%%

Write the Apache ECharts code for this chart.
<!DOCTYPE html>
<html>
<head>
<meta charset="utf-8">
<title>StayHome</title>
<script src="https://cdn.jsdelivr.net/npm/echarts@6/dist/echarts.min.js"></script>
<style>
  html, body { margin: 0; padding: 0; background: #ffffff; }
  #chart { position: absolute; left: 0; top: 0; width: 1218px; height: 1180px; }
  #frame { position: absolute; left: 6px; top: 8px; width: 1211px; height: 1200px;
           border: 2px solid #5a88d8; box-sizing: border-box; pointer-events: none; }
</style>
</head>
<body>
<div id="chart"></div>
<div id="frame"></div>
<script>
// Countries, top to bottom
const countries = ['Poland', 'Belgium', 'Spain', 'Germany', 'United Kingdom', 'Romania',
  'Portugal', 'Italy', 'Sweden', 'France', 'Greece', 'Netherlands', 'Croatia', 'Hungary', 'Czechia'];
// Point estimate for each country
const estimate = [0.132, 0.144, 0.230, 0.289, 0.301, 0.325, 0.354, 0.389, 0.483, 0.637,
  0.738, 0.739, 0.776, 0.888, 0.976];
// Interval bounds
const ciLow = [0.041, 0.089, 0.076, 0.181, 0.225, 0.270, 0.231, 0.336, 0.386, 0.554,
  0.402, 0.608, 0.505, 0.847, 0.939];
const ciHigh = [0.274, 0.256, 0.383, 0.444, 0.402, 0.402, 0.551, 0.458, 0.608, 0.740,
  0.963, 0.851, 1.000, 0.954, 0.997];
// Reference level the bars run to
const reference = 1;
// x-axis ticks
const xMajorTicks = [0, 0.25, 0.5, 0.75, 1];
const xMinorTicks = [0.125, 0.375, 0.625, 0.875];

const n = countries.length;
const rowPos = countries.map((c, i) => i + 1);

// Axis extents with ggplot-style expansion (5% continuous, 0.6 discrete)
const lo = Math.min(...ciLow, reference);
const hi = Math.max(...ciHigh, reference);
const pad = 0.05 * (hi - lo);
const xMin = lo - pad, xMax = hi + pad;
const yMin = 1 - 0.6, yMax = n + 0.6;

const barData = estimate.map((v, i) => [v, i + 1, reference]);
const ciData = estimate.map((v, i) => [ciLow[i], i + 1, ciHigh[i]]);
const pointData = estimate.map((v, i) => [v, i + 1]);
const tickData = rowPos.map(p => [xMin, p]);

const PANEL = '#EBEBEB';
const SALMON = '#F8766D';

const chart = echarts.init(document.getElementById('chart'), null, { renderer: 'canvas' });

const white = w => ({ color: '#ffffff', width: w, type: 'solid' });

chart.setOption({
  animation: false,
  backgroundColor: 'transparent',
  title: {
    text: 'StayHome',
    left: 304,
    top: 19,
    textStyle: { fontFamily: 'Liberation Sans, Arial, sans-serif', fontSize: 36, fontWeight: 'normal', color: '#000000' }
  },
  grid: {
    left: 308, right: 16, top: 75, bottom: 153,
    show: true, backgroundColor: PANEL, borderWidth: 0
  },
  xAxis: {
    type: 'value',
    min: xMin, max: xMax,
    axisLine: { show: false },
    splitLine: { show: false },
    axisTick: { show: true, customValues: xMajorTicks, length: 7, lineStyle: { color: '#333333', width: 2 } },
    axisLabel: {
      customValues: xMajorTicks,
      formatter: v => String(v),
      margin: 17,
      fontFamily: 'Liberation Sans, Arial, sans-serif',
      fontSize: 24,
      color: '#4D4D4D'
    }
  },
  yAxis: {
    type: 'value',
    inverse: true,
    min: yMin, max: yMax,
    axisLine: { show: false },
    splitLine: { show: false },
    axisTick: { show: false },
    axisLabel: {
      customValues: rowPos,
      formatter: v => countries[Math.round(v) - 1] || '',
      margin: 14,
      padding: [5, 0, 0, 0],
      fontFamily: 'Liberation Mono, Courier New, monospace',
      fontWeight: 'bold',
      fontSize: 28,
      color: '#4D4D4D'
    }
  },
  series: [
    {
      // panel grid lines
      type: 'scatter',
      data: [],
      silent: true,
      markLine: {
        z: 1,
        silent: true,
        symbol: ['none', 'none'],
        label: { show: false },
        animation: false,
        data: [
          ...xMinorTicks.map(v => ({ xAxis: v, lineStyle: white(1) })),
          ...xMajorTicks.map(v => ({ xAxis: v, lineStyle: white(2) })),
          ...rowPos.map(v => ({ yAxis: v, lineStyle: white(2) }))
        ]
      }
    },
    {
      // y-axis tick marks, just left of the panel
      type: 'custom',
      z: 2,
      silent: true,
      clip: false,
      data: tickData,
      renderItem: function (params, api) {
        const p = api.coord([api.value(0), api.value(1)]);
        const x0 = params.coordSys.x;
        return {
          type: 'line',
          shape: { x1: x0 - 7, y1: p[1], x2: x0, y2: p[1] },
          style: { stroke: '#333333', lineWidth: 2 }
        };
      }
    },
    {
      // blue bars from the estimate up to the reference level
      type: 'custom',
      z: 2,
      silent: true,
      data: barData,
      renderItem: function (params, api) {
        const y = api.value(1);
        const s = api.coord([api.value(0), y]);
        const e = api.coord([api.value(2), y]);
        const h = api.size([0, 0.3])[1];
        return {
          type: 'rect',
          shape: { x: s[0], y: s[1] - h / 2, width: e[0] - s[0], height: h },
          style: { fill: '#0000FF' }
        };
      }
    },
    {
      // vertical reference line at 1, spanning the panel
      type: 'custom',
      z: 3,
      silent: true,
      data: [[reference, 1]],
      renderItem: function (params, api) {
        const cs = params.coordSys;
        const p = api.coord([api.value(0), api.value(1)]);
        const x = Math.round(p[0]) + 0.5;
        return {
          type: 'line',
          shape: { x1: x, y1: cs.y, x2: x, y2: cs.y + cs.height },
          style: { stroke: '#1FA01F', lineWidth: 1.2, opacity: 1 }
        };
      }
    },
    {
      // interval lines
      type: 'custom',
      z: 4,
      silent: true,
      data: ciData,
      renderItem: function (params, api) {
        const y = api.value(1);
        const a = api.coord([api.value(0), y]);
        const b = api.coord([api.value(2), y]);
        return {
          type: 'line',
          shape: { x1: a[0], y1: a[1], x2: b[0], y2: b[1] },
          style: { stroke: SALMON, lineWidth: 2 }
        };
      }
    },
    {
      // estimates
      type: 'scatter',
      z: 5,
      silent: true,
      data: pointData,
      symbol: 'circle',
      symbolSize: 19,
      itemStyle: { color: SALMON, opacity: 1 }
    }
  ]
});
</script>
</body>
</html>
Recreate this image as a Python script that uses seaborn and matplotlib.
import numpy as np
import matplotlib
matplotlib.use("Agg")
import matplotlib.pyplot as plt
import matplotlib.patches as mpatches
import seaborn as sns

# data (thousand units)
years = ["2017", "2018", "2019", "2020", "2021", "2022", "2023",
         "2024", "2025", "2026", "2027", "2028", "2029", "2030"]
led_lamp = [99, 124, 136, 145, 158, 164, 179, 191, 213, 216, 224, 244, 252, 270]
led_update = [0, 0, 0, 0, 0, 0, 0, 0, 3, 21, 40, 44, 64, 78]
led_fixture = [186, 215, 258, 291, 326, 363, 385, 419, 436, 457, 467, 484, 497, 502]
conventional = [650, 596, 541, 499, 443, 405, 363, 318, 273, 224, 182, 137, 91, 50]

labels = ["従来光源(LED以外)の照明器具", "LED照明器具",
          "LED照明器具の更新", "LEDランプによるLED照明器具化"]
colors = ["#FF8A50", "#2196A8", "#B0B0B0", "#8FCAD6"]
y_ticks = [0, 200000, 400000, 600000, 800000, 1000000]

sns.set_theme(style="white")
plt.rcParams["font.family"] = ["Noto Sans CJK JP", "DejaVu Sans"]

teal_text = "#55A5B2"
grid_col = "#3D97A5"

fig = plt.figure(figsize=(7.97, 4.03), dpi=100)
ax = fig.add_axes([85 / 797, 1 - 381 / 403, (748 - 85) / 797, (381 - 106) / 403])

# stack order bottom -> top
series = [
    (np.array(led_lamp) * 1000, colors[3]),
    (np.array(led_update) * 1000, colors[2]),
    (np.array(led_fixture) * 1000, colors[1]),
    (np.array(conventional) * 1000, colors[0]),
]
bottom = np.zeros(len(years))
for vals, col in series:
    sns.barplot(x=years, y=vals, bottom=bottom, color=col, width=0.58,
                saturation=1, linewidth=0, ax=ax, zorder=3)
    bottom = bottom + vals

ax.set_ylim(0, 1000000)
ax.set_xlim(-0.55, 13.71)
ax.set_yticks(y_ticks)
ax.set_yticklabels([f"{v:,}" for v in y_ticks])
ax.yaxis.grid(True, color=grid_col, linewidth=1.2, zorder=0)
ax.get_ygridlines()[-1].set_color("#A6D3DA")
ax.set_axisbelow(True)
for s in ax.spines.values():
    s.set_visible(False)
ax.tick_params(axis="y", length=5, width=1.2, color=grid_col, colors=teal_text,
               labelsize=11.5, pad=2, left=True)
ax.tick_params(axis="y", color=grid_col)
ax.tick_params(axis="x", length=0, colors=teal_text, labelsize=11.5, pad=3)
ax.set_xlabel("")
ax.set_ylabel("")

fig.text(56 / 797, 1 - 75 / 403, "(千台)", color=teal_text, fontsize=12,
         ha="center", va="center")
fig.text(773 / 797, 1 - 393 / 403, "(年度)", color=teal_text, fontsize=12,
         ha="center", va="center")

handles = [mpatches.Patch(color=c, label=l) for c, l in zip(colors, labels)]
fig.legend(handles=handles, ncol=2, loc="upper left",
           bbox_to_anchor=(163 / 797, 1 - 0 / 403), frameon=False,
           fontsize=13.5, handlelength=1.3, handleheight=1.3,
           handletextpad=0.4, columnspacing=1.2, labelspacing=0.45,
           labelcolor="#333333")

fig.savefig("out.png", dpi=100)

%%
%%

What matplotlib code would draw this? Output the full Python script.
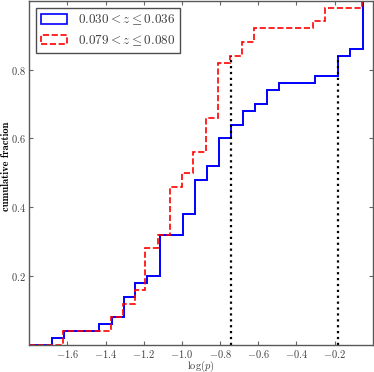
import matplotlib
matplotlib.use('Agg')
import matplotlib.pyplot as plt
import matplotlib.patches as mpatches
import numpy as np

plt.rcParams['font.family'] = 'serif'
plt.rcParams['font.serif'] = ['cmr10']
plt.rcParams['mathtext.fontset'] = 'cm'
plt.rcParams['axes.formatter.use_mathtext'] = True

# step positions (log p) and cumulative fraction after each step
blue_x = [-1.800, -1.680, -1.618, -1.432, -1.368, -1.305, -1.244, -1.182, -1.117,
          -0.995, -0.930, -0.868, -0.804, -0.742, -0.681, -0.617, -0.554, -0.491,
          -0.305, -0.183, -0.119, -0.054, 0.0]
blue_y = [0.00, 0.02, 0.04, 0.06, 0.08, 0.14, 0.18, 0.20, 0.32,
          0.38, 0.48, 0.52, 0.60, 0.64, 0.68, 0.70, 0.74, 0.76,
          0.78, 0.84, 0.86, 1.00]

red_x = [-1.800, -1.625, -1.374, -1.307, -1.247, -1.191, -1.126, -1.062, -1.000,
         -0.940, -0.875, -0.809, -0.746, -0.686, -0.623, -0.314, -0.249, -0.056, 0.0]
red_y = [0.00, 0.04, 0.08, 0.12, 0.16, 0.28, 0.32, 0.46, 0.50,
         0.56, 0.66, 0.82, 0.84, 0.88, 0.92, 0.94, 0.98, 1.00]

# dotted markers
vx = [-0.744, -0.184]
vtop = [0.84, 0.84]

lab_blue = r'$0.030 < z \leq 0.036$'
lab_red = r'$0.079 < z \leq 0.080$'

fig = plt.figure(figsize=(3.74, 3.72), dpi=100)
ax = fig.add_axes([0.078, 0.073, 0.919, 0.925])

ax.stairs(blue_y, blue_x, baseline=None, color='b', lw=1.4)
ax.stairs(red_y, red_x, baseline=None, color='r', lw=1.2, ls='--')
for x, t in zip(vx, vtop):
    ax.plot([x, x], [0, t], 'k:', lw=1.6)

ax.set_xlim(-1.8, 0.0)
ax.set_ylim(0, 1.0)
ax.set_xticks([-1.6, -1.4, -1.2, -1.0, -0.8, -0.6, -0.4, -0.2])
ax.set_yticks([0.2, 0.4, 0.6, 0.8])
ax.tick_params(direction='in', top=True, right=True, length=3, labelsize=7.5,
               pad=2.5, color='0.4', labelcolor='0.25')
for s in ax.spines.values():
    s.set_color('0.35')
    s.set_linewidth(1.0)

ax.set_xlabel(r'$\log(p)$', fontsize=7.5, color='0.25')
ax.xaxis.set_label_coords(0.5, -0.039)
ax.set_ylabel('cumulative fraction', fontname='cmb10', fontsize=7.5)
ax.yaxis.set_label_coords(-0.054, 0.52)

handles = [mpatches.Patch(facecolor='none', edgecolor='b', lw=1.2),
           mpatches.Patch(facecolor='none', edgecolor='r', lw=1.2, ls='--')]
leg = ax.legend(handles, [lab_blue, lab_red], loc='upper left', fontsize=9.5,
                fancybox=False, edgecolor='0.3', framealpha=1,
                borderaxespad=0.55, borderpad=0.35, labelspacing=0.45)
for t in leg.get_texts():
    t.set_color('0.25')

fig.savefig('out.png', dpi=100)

%%

#### Problem details
Extract the stretch of lines that begins at the line with "What matplotlib code" and ends at the line with "plt.rcParams['axes.formatter.use_mathtext'] = True", inclusive. Omit every picture.

#### Result below
What matplotlib code would draw this? Output the full Python script.
import matplotlib
matplotlib.use('Agg')
import matplotlib.pyplot as plt
import matplotlib.patches as mpatches
import numpy as np

plt.rcParams['font.family'] = 'serif'
plt.rcParams['font.serif'] = ['cmr10']
plt.rcParams['mathtext.fontset'] = 'cm'
plt.rcParams['axes.formatter.use_mathtext'] = True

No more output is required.